• Short problem
Locate each line in the records containing "that". Copy it.

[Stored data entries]
★ ★ ★ ★ ★ ★ ★

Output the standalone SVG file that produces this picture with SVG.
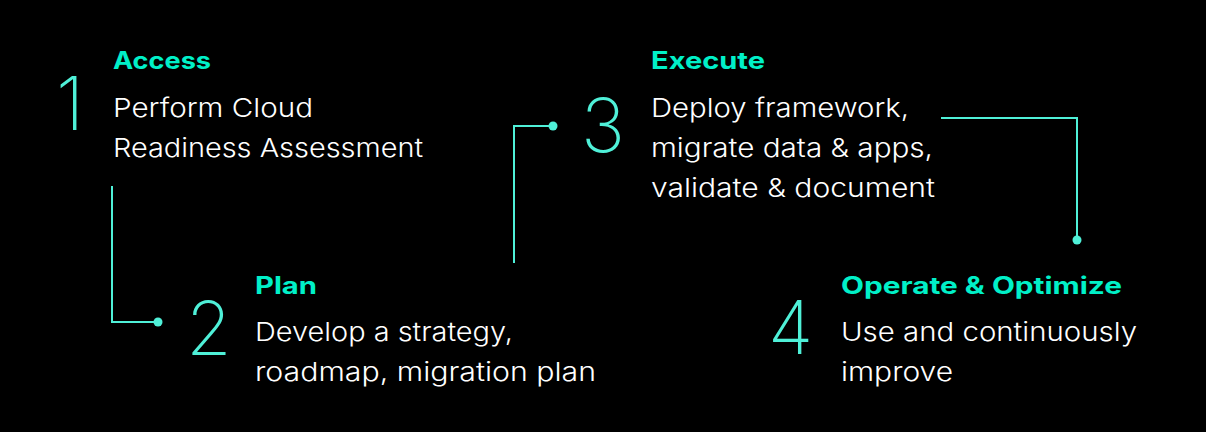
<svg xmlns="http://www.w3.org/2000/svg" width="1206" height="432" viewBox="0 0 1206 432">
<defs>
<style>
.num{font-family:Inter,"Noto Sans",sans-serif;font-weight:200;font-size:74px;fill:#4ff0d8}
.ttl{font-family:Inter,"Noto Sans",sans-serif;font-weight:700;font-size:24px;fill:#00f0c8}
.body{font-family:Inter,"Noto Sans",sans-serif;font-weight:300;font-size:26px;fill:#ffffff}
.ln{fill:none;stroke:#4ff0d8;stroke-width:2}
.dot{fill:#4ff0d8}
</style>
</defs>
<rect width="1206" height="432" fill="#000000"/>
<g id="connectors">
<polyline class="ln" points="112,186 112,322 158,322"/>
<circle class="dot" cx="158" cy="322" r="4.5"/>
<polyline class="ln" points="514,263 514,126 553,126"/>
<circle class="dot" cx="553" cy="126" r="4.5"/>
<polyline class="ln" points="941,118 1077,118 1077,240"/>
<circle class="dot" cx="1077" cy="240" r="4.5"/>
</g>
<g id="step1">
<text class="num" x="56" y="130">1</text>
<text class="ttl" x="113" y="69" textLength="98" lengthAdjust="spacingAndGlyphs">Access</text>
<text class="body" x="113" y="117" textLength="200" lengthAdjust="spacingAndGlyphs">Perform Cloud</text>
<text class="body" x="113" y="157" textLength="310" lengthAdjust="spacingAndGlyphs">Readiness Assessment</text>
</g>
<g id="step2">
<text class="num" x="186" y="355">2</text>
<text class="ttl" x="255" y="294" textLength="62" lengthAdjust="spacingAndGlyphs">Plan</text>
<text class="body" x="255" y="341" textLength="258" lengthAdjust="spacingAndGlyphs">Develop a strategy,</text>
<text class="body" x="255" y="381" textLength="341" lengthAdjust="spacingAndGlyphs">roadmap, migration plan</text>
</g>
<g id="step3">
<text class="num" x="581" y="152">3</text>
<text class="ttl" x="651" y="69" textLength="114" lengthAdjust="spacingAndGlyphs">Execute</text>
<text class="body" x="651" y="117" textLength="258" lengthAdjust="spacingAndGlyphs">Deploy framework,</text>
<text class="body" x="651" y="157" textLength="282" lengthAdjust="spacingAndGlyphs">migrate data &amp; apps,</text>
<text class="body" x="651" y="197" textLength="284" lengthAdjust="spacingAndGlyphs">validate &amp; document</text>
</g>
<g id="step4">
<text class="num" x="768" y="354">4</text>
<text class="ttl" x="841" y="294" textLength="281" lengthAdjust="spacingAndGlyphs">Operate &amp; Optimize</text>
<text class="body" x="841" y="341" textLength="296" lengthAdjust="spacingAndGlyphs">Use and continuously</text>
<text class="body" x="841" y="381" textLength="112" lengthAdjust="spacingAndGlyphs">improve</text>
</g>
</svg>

★ ★ ★ ★ ★ ★ ★

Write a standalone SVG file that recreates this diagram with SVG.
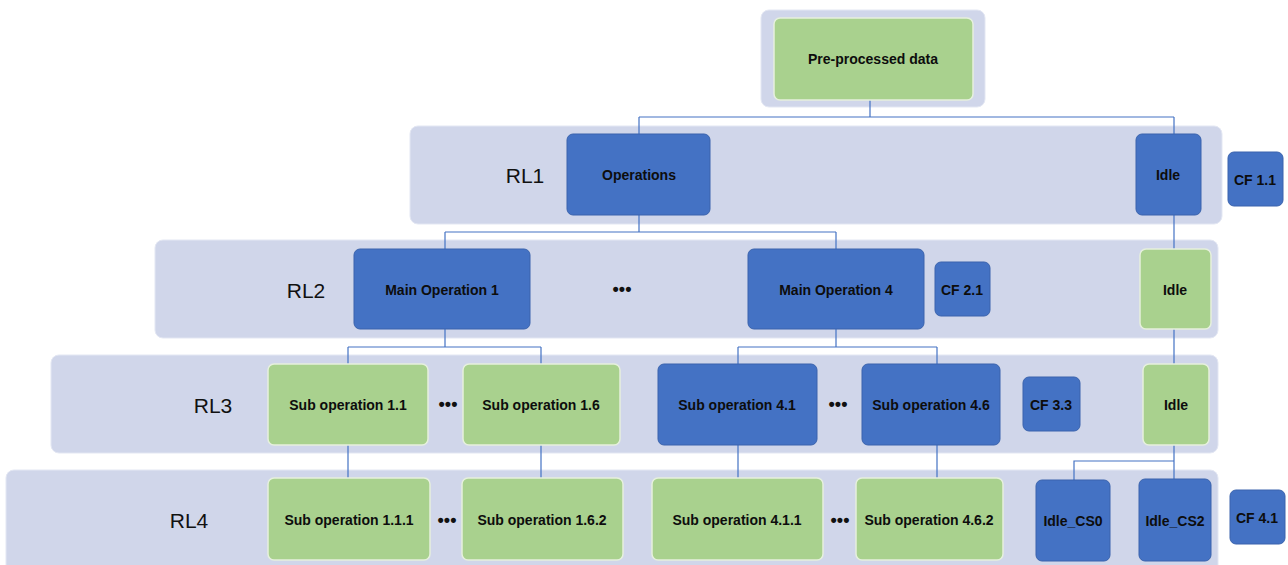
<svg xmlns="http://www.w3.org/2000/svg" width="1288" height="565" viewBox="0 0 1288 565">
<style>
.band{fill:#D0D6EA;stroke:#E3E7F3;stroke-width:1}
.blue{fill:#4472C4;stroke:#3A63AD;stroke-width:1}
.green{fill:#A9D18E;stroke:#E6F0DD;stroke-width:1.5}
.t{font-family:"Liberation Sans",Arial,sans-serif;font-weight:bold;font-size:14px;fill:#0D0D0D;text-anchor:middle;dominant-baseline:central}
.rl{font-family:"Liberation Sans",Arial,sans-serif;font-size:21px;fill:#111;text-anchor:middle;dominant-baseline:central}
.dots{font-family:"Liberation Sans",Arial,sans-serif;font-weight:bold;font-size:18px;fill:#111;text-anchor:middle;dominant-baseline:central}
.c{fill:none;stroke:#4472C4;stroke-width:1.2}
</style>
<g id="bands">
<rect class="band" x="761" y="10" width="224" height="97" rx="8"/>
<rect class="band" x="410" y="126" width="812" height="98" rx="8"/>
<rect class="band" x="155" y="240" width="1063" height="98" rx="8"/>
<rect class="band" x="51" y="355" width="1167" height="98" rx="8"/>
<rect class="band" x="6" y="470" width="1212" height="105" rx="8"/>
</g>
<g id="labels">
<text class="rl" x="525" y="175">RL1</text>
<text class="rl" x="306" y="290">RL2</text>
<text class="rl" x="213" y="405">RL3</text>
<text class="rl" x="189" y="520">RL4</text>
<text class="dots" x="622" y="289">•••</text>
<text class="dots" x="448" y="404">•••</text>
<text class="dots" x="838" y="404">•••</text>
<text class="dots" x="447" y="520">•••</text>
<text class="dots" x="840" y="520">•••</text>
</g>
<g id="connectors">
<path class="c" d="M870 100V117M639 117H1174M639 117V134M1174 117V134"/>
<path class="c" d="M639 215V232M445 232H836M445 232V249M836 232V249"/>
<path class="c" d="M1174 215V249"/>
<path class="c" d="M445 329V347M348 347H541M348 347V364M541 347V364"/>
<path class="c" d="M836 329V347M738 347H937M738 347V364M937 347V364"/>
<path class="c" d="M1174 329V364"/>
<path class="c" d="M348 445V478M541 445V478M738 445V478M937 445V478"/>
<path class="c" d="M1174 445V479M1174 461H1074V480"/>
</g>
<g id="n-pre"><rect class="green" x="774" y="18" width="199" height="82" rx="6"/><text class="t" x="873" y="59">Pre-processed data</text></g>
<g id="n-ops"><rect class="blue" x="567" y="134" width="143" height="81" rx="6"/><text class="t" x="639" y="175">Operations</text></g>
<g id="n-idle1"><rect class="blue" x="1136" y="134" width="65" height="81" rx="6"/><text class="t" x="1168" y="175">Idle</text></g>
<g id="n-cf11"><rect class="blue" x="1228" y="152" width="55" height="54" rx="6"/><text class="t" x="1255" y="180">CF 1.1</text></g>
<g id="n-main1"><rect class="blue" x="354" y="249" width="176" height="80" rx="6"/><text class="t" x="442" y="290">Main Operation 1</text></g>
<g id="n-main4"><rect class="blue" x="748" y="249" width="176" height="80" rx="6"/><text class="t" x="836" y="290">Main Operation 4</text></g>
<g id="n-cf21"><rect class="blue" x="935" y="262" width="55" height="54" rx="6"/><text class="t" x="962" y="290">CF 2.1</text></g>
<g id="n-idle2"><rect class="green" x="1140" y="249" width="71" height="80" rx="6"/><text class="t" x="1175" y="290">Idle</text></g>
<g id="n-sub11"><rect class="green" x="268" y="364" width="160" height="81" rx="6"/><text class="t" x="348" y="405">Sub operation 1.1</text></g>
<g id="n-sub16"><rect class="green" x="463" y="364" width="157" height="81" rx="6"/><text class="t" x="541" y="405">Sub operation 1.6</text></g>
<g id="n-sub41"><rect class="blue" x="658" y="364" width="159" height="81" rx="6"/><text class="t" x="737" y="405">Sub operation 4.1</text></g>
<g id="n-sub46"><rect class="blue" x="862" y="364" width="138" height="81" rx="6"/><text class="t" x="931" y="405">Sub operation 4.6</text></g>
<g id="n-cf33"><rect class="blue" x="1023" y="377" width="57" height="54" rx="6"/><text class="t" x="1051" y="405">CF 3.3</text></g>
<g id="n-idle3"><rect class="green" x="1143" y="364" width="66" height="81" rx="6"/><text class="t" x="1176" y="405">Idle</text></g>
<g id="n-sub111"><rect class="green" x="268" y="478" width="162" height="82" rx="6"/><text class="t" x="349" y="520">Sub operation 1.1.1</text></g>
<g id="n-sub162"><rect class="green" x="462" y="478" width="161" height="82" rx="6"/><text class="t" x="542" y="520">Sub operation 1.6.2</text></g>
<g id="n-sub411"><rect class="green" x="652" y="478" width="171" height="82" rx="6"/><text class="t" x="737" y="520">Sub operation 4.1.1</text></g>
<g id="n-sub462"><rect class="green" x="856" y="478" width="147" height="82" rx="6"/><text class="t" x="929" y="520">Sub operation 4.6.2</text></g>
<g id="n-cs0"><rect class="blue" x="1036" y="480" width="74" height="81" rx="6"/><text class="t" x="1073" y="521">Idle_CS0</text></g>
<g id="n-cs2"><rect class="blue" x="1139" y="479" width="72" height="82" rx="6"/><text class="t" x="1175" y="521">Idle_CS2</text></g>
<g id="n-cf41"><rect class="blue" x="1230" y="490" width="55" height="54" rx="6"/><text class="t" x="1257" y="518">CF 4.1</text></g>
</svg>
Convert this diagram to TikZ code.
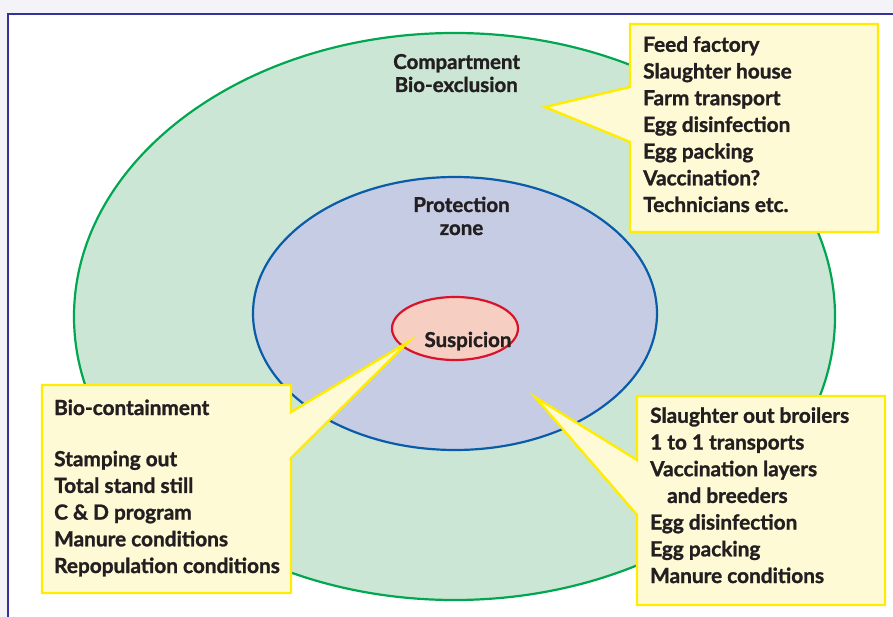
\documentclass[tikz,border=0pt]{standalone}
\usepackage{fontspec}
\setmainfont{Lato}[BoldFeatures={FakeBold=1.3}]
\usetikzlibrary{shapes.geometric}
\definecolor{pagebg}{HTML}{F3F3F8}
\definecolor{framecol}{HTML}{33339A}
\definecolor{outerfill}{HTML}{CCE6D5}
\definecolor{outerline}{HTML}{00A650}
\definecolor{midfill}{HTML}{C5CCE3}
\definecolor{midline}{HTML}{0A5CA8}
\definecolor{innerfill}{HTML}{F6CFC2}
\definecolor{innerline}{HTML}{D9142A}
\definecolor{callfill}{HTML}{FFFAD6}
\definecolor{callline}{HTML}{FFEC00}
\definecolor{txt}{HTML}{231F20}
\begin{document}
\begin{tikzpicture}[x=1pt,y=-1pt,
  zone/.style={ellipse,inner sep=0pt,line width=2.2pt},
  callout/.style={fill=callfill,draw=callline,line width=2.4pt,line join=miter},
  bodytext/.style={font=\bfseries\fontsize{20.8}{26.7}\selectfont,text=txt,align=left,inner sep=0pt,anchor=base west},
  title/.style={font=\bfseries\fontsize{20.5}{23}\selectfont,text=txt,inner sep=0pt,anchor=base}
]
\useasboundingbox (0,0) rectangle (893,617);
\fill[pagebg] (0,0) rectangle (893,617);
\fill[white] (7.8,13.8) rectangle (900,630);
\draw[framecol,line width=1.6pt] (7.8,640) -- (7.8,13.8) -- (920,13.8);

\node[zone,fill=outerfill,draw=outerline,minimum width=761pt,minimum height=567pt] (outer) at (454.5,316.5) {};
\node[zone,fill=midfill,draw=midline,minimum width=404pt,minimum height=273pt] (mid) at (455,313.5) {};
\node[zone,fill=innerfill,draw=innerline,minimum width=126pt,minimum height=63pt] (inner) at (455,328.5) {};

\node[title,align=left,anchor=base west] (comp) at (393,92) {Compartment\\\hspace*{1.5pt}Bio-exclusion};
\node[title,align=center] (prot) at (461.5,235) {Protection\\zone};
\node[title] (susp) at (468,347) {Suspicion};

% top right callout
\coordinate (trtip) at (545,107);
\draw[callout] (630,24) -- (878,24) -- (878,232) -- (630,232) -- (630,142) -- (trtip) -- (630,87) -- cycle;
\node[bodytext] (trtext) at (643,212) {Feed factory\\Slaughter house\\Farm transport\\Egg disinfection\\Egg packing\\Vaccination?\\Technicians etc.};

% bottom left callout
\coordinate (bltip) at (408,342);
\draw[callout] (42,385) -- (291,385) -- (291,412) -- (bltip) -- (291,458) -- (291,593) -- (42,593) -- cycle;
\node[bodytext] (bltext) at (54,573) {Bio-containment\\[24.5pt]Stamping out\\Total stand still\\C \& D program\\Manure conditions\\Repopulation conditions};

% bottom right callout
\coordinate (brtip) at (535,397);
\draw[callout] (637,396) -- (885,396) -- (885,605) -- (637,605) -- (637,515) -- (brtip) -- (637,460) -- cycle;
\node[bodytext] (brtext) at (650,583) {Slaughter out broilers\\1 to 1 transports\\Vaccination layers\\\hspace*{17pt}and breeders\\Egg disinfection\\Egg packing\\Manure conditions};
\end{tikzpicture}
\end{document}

★ ★ ★ ★ ★ ★ ★

• Exercise output
Output the standalone SVG file that produces this picture with SVG.
Write a standalone SVG file that recreates this diagram with SVG.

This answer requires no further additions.